# EXERCISE GOAL
Drop the pictures and give back word for word the lines from the line holding "Reproduce this chart with Bokeh." to the line holding "vals = list(reversed(values))", both included.

-*-*-

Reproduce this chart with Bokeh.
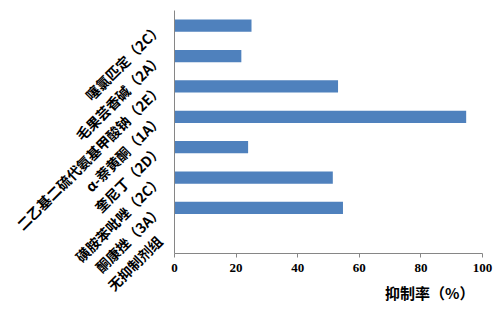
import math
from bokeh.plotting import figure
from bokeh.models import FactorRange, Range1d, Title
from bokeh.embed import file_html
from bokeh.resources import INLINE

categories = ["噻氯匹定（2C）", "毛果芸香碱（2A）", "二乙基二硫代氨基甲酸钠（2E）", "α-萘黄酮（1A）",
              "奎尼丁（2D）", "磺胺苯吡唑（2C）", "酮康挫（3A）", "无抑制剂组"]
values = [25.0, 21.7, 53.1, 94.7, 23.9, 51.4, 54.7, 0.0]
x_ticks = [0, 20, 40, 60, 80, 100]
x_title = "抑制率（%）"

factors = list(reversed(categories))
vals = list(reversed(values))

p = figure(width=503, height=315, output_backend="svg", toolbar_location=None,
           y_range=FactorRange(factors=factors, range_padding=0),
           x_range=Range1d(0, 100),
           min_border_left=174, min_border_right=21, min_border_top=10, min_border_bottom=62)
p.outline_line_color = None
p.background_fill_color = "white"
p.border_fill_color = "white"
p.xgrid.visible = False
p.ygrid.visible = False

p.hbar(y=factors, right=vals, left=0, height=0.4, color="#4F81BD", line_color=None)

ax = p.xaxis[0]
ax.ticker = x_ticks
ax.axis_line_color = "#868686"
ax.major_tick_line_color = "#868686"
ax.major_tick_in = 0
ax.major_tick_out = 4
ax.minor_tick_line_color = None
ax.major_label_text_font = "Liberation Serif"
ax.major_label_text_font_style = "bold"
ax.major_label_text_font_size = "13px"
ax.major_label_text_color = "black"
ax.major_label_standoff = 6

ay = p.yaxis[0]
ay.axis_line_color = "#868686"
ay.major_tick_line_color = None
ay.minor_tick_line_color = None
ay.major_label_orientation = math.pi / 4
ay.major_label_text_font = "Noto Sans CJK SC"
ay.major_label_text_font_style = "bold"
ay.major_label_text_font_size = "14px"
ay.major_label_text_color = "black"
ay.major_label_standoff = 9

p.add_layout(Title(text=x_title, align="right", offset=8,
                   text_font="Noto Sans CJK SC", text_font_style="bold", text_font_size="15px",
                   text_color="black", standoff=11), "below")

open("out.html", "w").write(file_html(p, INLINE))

-*-*-

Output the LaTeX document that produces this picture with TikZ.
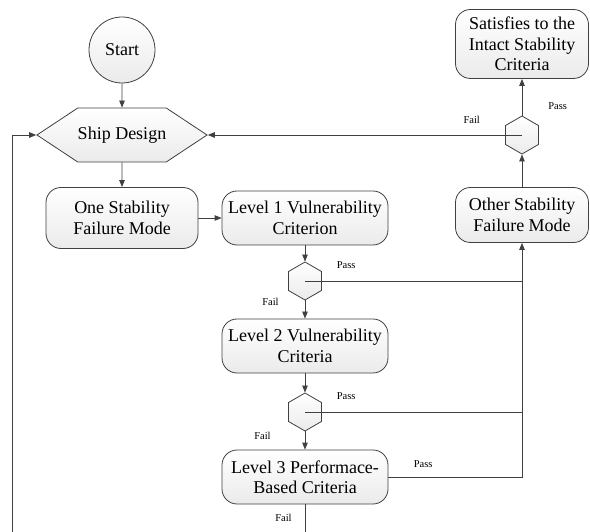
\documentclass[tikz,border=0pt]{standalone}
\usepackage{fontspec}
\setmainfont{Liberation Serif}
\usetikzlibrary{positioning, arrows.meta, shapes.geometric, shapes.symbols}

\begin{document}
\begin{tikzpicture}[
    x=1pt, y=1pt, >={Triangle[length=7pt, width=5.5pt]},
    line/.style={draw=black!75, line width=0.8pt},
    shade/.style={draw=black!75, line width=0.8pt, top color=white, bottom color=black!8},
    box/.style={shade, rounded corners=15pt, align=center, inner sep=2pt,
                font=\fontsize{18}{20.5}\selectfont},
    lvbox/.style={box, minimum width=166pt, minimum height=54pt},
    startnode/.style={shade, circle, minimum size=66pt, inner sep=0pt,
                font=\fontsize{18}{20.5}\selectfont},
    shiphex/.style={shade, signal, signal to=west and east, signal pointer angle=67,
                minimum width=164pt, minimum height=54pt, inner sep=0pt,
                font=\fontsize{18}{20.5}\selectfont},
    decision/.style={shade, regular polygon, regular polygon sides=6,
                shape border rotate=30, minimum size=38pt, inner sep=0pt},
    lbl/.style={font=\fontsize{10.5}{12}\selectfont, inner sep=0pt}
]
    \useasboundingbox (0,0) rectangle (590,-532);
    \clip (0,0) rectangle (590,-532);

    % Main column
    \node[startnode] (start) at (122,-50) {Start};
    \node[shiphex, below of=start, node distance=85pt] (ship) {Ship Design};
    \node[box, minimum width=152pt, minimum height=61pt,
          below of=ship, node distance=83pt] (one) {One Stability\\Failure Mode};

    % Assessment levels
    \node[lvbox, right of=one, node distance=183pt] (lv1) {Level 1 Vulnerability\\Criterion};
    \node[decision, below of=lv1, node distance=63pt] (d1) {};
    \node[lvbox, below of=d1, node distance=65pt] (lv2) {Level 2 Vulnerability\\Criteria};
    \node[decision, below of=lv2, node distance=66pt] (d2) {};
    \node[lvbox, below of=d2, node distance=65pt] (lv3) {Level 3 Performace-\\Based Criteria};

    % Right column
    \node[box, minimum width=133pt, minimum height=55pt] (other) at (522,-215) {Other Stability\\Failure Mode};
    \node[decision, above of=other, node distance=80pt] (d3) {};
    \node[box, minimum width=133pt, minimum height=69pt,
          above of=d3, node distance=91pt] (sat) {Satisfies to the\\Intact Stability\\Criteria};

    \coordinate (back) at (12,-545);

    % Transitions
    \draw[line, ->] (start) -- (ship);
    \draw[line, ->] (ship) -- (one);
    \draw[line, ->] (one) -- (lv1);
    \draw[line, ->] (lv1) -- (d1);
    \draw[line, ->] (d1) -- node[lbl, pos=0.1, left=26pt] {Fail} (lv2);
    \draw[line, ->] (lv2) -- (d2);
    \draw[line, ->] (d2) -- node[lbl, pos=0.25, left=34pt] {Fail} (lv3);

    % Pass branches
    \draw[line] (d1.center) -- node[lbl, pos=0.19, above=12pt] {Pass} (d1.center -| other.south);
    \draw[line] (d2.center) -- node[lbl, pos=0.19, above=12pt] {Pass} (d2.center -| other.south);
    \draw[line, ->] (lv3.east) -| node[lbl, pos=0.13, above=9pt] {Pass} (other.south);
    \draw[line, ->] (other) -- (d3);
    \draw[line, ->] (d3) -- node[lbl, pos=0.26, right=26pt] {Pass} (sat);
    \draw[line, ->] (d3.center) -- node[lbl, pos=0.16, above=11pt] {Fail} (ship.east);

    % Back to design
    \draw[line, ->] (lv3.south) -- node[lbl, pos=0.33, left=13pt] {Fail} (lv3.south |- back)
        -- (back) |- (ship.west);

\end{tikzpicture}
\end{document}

-*-*-

# CORRECT RESULT
Reproduce this chart with Bokeh.
import math
from bokeh.plotting import figure
from bokeh.models import FactorRange, Range1d, Title
from bokeh.embed import file_html
from bokeh.resources import INLINE

categories = ["噻氯匹定（2C）", "毛果芸香碱（2A）", "二乙基二硫代氨基甲酸钠（2E）", "α-萘黄酮（1A）",
              "奎尼丁（2D）", "磺胺苯吡唑（2C）", "酮康挫（3A）", "无抑制剂组"]
values = [25.0, 21.7, 53.1, 94.7, 23.9, 51.4, 54.7, 0.0]
x_ticks = [0, 20, 40, 60, 80, 100]
x_title = "抑制率（%）"

factors = list(reversed(categories))
vals = list(reversed(values))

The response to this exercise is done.